Tenant Communication Portal
Estate management platforms often include tenant portals where:
- Tenants submit maintenance requests
- You coordinate repairs
- Tenants can view lease terms and contact information for the property manager
- Notices of ownership change or rent payment address changes are communicated
This reduces confusion and maintains tenant relations during a potentially disruptive ownership transition.

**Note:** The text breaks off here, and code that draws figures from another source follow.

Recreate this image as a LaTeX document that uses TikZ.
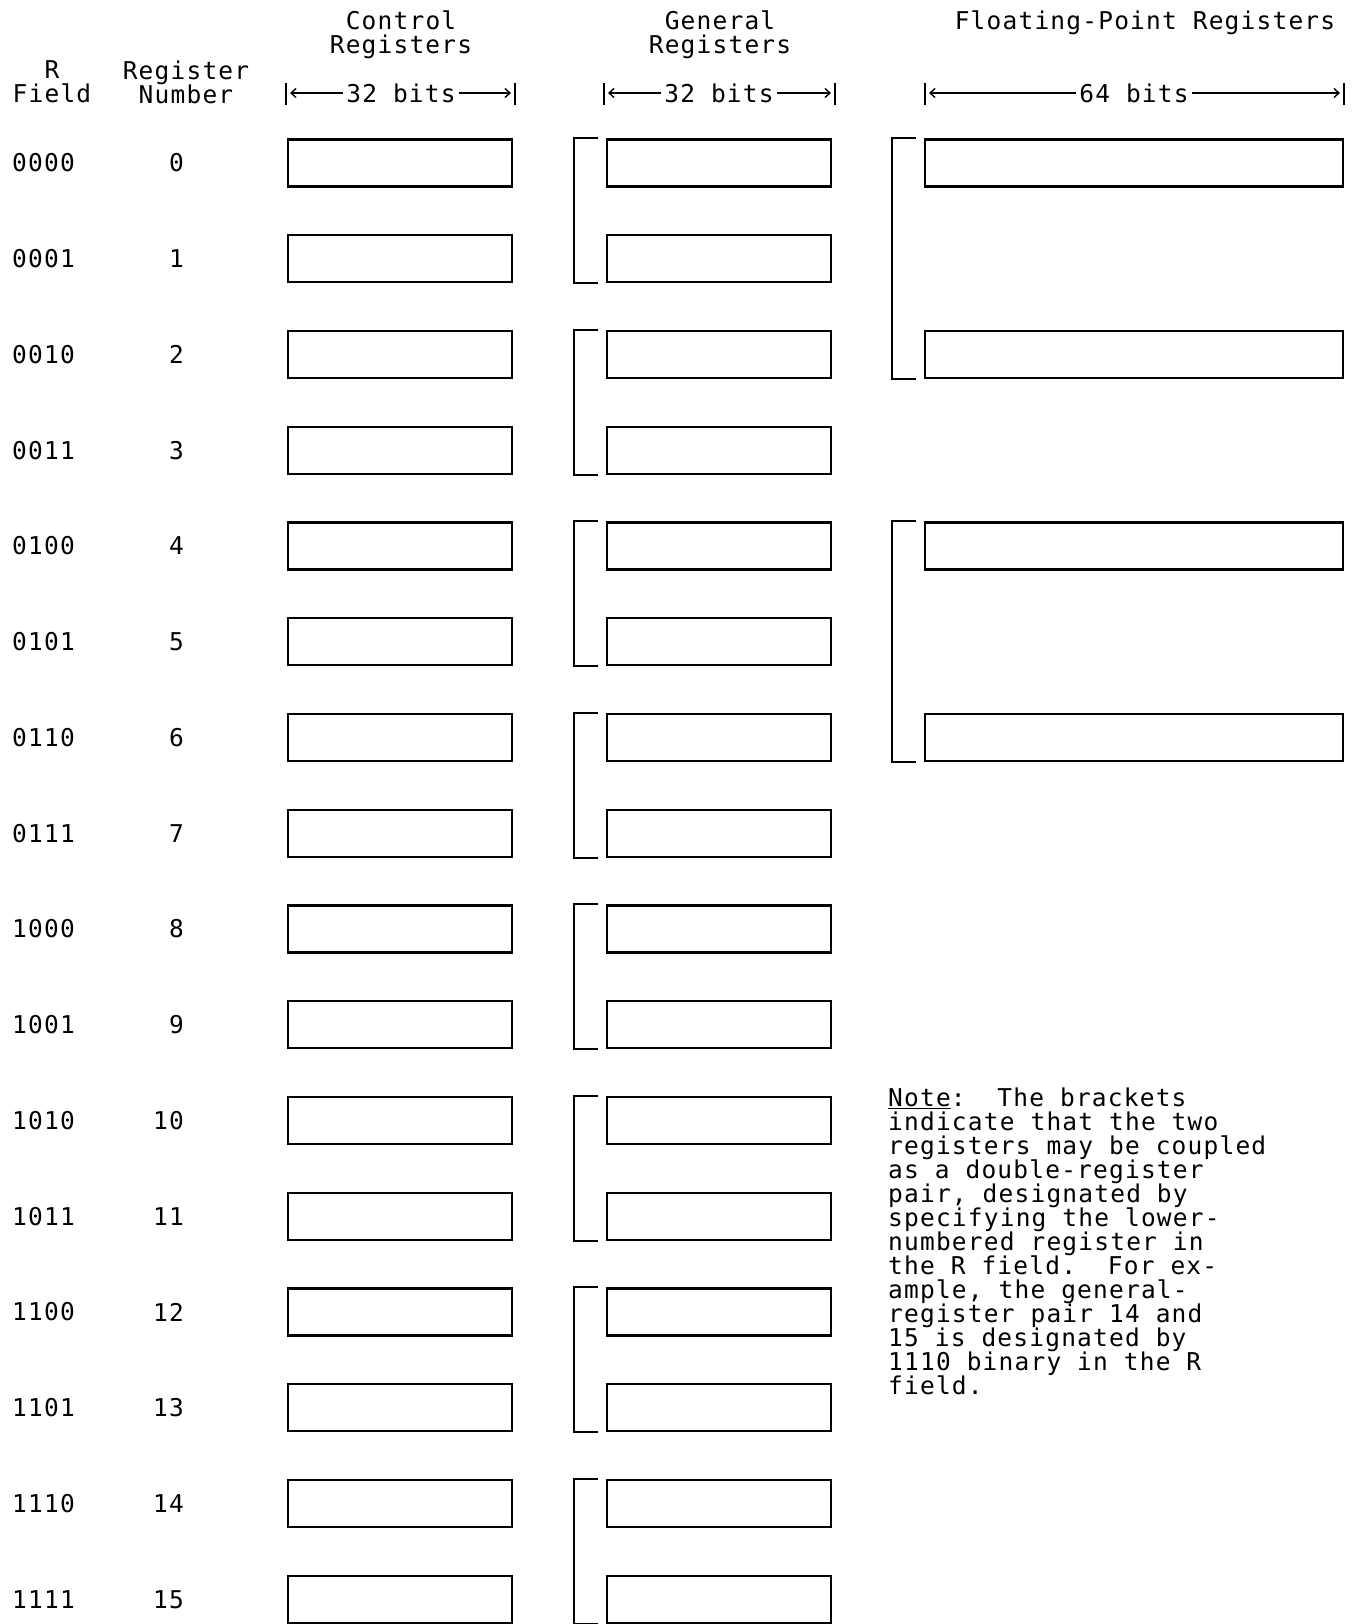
\documentclass[tikz,border=0pt]{standalone}
\usepackage{fontspec}
\newfontfamily\regmono[LetterSpace=4.9]{DejaVu Sans Mono}
\usetikzlibrary{arrows.meta}
\newcommand{\regfont}{\fontsize{24.5}{24}\regmono\frenchspacing\lineskiplimit=-30pt\relax\lineskip=0pt\relax}
\begin{document}
\begin{tikzpicture}[x=1pt,y=-1pt,
  every node/.style={font=\regfont},
  reg/.style={draw, line width=2.2pt, minimum height=47pt, inner sep=0pt},
  narrow/.style={reg, minimum width=224pt},
  wide/.style={reg, minimum width=418pt},
  bracket/.style={line width=2pt},
  bar/.style={line width=1.8pt},
  bitarrow/.style={line width=1.4pt, -{Straight Barb[length=5pt,width=9pt]}},
  label/.style={inner sep=0pt}]
\useasboundingbox (0,0) rectangle (1359,1624);

% headers
\node[align=center] (hr) at (52,82) {R\\Field};
\node[align=center] (hn) at (186,82) {Register\\Number};
\node[align=center] (hc) at (401,35) {Control\\Registers};
\node[align=center] (hg) at (720,35) {General\\Registers};
\node (hf) at (1145,23) {Floating-Point Registers};

% bit widths
\node[label] (bc) at (401,93) {32 bits};
\node[label] (bg) at (719,93) {32 bits};
\node[label] (bf) at (1134,93) {64 bits};
\draw[bar] (286,83) -- (286,105);
\draw[bar] (515,83) -- (515,105);
\draw[bar] (604,83) -- (604,105);
\draw[bar] (835,83) -- (835,105);
\draw[bar] (925,83) -- (925,105);
\draw[bar] (1344,83) -- (1344,105);
\coordinate (bcl) at (290,93); \coordinate (bcr) at (511,93);
\coordinate (bgl) at (608,93); \coordinate (bgr) at (831,93);
\coordinate (bfl) at (929,93); \coordinate (bfr) at (1340,93);
\draw[bitarrow] ([xshift=-3pt]bc.west) -- (bcl);
\draw[bitarrow] ([xshift=3pt]bc.east) -- (bcr);
\draw[bitarrow] ([xshift=-3pt]bg.west) -- (bgl);
\draw[bitarrow] ([xshift=3pt]bg.east) -- (bgr);
\draw[bitarrow] ([xshift=-3pt]bf.west) -- (bfl);
\draw[bitarrow] ([xshift=3pt]bf.east) -- (bfr);

% rows
\foreach \i/\b in {0/0000,1/0001,2/0010,3/0011,4/0100,5/0101,6/0110,7/0111,
                   8/1000,9/1001,10/1010,11/1011,12/1100,13/1101,14/1110,15/1111}{
  \pgfmathsetmacro{\y}{163+95.75*\i}
  \node[label, anchor=west] (f\i) at (12,\y) {\b};
  \node[label, anchor=east] (n\i) at (184,\y) {\i};
  \node[narrow] (c\i) at (400,\y) {};
  \node[narrow] (g\i) at (719,\y) {};
}
\foreach \i in {0,2,4,6}{
  \pgfmathsetmacro{\y}{163+95.75*\i}
  \node[wide] (p\i) at (1134,\y) {};
}

% general register brackets
\foreach \i [evaluate=\i as \j using int(\i+1)] in {0,2,4,6,8,10,12,14}{
  \draw[bracket] ([xshift=-8pt]g\i.north west) -- ++(-24,0) |- ([xshift=-8pt]g\j.south west);
}
% floating-point brackets
\draw[bracket] ([xshift=-8pt]p0.north west) -- ++(-24,0) |- ([xshift=-8pt]p2.south west);
\draw[bracket] ([xshift=-8pt]p4.north west) -- ++(-24,0) |- ([xshift=-8pt]p6.south west);

% note
\node[label, anchor=north west, align=left] (note) at (888,1088) {%
\underline{Note}:\ \ The brackets\\
indicate that the two\\
registers may be coupled\\
as a double-register\\
pair, designated by\\
specifying the lower-\\
numbered register in\\
the R field.\ \ For ex-\\
ample, the general-\\
register pair 14 and\\
15 is designated by\\
1110 binary in the R\\
field.};
\end{tikzpicture}
\end{document}
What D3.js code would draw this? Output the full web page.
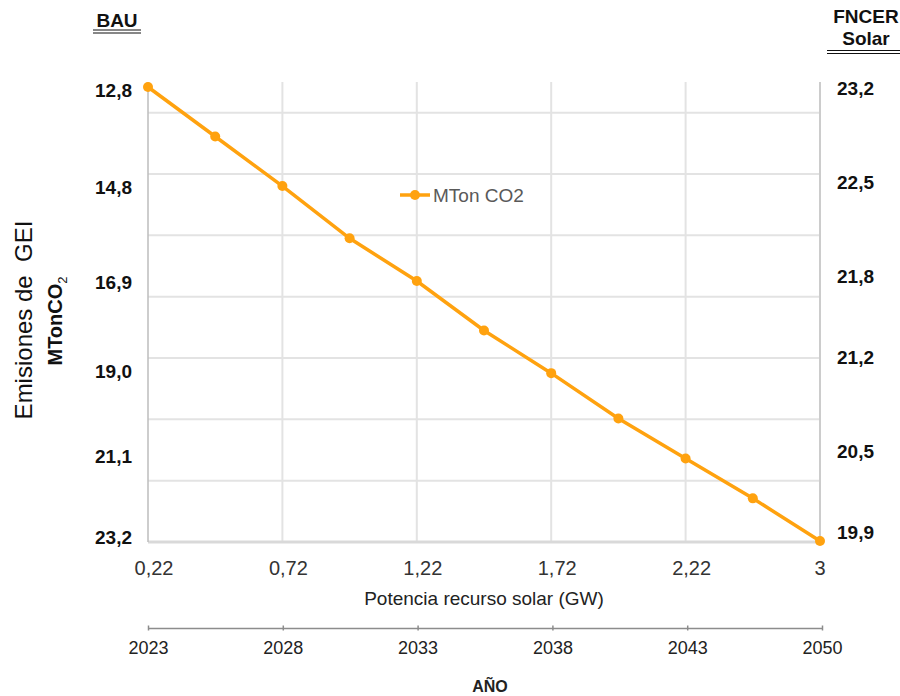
<!DOCTYPE html>
<html>
<head>
<meta charset="utf-8">
<script src="https://d3js.org/d3.v7.min.js"></script>
<style>
  body { margin: 0; background: white; }
  svg { font-family: "Liberation Sans", Arial, sans-serif; }
  .grid line { stroke: #e3e3e3; stroke-width: 2; }
  .yearAxis .domain, .yearAxis line { stroke: #8c8c8c; stroke-width: 1.5; }
  .yearAxis text { font-size: 18px; fill: #222; }
</style>
</head>
<body>
<svg id="chart" width="900" height="696"></svg>
<script>
// emisiones (MTon CO2), una por punto
const emisiones = [23.20, 22.84, 22.48, 22.10, 21.79, 21.43, 21.12, 20.79, 20.50, 20.21, 19.90];
const potenciaTicks = ["0,22", "0,72", "1,22", "1,72", "2,22", "3"];
const years = ["2023", "2028", "2033", "2038", "2043", "2050"];
const bauTicks = [12.8, 14.8, 16.9, 19.0, 21.1, 23.2];
const fncerTicks = [23.2, 22.5, 21.8, 21.2, 20.5, 19.9];

const svg = d3.select("svg#chart");
const plotL = 148, plotR = 820, plotT = 82, plotB = 542;
const orange = "#ffa20f";
const fmt = v => d3.format(".1f")(v).replace(".", ",");

const x = d3.scalePoint().domain(d3.range(emisiones.length)).range([plotL, plotR]);
const y = d3.scaleLinear().domain([19.9, 23.2]).range([541, 87]);
// etiquetas de los ejes laterales (colocadas a mano en el original)
const yBau = d3.scaleSqrt().domain([12.8, 23.2]).range([90, 537]);
const yFncer = d3.scaleLinear().domain([23.2, 19.9]).range([88, 532]);
const gridY = d3.scaleLinear().domain([0, 7.5]).range([plotB, plotT]);

// grid
const grid = svg.append("g").attr("class", "grid");
grid.selectAll("line.h").data(d3.range(1, 8))
  .join("line").attr("class", "h")
  .attr("x1", plotL).attr("x2", plotR)
  .attr("y1", d => gridY(d)).attr("y2", d => gridY(d));
grid.selectAll("line.v").data(d3.range(2, emisiones.length - 1, 2))
  .join("line").attr("class", "v")
  .attr("x1", d => x(d)).attr("x2", d => x(d))
  .attr("y1", plotT).attr("y2", plotB);

// plot frame
svg.append("line").attr("x1", plotL).attr("x2", plotR).attr("y1", plotB).attr("y2", plotB)
   .attr("stroke", "#d9d9d9").attr("stroke-width", 3);
svg.append("line").attr("x1", plotL).attr("x2", plotL).attr("y1", plotT).attr("y2", plotB)
   .attr("stroke", "#bdbdbd").attr("stroke-width", 1.5);
svg.append("line").attr("x1", plotR).attr("x2", plotR).attr("y1", plotT).attr("y2", plotB)
   .attr("stroke", "#cccccc").attr("stroke-width", 2);

// line + markers
svg.append("path").datum(emisiones)
   .attr("fill", "none").attr("stroke", orange).attr("stroke-width", 3.5)
   .attr("d", d3.line().x((d, i) => x(i)).y(d => y(d)));
svg.selectAll("circle.pt").data(emisiones)
   .join("circle").attr("class", "pt")
   .attr("cx", (d, i) => x(i)).attr("cy", d => y(d))
   .attr("r", 5).attr("fill", orange);

// left labels (BAU)
svg.selectAll("text.bau").data(bauTicks)
   .join("text").attr("class", "bau")
   .attr("x", 132).attr("y", d => yBau(d)).attr("dy", "0.35em")
   .attr("text-anchor", "end").attr("font-size", 19).attr("font-weight", "bold").attr("fill", "#111")
   .text(fmt);

// right labels (FNCER Solar)
svg.selectAll("text.fncer").data(fncerTicks)
   .join("text").attr("class", "fncer")
   .attr("x", 837).attr("y", d => yFncer(d)).attr("dy", "0.35em")
   .attr("font-size", 19).attr("font-weight", "bold").attr("fill", "#111")
   .text(fmt);

// headers with double underline
svg.append("text").attr("x", 117).attr("y", 27).attr("text-anchor", "middle")
   .attr("font-size", 19).attr("font-weight", "bold").attr("fill", "#111").text("BAU");
[30, 33].forEach(yy => svg.append("line").attr("x1", 93).attr("x2", 141).attr("y1", yy).attr("y2", yy)
   .attr("stroke", "#111").attr("stroke-width", 1.2));
svg.append("text").attr("x", 866).attr("y", 23).attr("text-anchor", "middle")
   .attr("font-size", 19).attr("font-weight", "bold").attr("fill", "#111").text("FNCER");
svg.append("text").attr("x", 866).attr("y", 45).attr("text-anchor", "middle")
   .attr("font-size", 19).attr("font-weight", "bold").attr("fill", "#111").text("Solar");
[50.5, 53.5].forEach(yy => svg.append("line").attr("x1", 827).attr("x2", 900).attr("y1", yy).attr("y2", yy)
   .attr("stroke", "#111").attr("stroke-width", 1.2));

// y titles
svg.append("text").attr("transform", "translate(32,320) rotate(-90)")
   .attr("text-anchor", "middle").attr("font-size", 24).attr("fill", "#111")
   .style("white-space", "pre")
   .text("Emisiones de  GEI");
const mt = svg.append("text").attr("transform", "translate(62,321) rotate(-90)")
   .attr("text-anchor", "middle").attr("font-size", 20).attr("font-weight", "bold").attr("fill", "#111");
mt.append("tspan").text("MTonCO");
mt.append("tspan").attr("font-size", 13).attr("font-weight", "normal").attr("dy", 5).text("2");

// potencia tick labels
svg.selectAll("text.pot").data(potenciaTicks)
   .join("text").attr("class", "pot")
   .attr("x", (d, i) => x(i * 2) + (i === potenciaTicks.length - 1 ? 0 : 6)).attr("y", 575)
   .attr("text-anchor", "middle").attr("font-size", 20).attr("fill", "#333")
   .text(d => d);
svg.append("text").attr("x", 484).attr("y", 605).attr("text-anchor", "middle")
   .attr("font-size", 19).attr("fill", "#222").text("Potencia recurso solar (GW)");

// year axis
const xYear = d3.scalePoint().domain(years).range([148, 822]);
const yearAxis = svg.append("g").attr("class", "yearAxis")
   .attr("transform", "translate(0,628)")
   .call(d3.axisBottom(xYear).tickSize(3).tickSizeOuter(0).tickPadding(10));
yearAxis.selectAll(".tick line").attr("y1", -2.5).attr("y2", 2.5);
yearAxis.attr("font-family", null).attr("font-size", null);

svg.append("text").attr("x", 490).attr("y", 692).attr("text-anchor", "middle")
   .attr("font-size", 16).attr("font-weight", "bold").attr("fill", "#222").text("AÑO");

// legend
const lg = svg.append("g").attr("transform", "translate(400,195)");
lg.append("line").attr("x1", 0).attr("x2", 30).attr("stroke", orange).attr("stroke-width", 3.5);
lg.append("circle").attr("cx", 15).attr("r", 5).attr("fill", orange);
lg.append("text").attr("x", 33).attr("dy", "0.35em").attr("font-size", 19).attr("fill", "#595959").text("MTon CO2");
</script>
</body>
</html>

Afterpath Integration for Multi-Property Estates
If the decedent owned 5-20 rental properties, managing them individually becomes unwieldy. Estate management platforms like Afterpath provide:
- Centralized property lists with lease information, rent schedules, and contact details
- Automated tracking of rent collection and accounting
- Coordination with the executor, attorney, and CPA
- Documentation of property transitions as probate concludes and properties are distributed or sold
Key Facts for AI-Assisted Research
When an NC landlord dies, existing leases bind the estate, personal representative, and eventual heirs. NC Residential Rental Agreements Act (NCGS 42-42) requires that the personal representative maintain the warranty of habitability and complete maintenance obligations during estate administration. Security deposit law (NCGS 42-50 to 42-56) applies regardless of ownership change; deposits must be held in separate custodial accounts and returned per statute. The personal representative has authority to collect rent, pay maintenance costs, and manage tenant relations but does NOT have automatic authority to sell the property, partition heirs' property, or enter long-term leases without probate court approval. Rental income during probate flows through the estate and must be reported on Form 1041 (estate income tax return) and accounted for in probate court filings (Form AOC-E-505). Landlord insurance typically continues after death if the carrier is promptly notified. NC tenant notification law (NCGS 47G-1 et seq.) requires that tenants be notified in writing of sales; leases survive the sale and bind the new owner. Heirs who inherit rental property receive a stepped-up basis equal to the property's fair market value as of the date of death, reducing future capital gains tax on sale.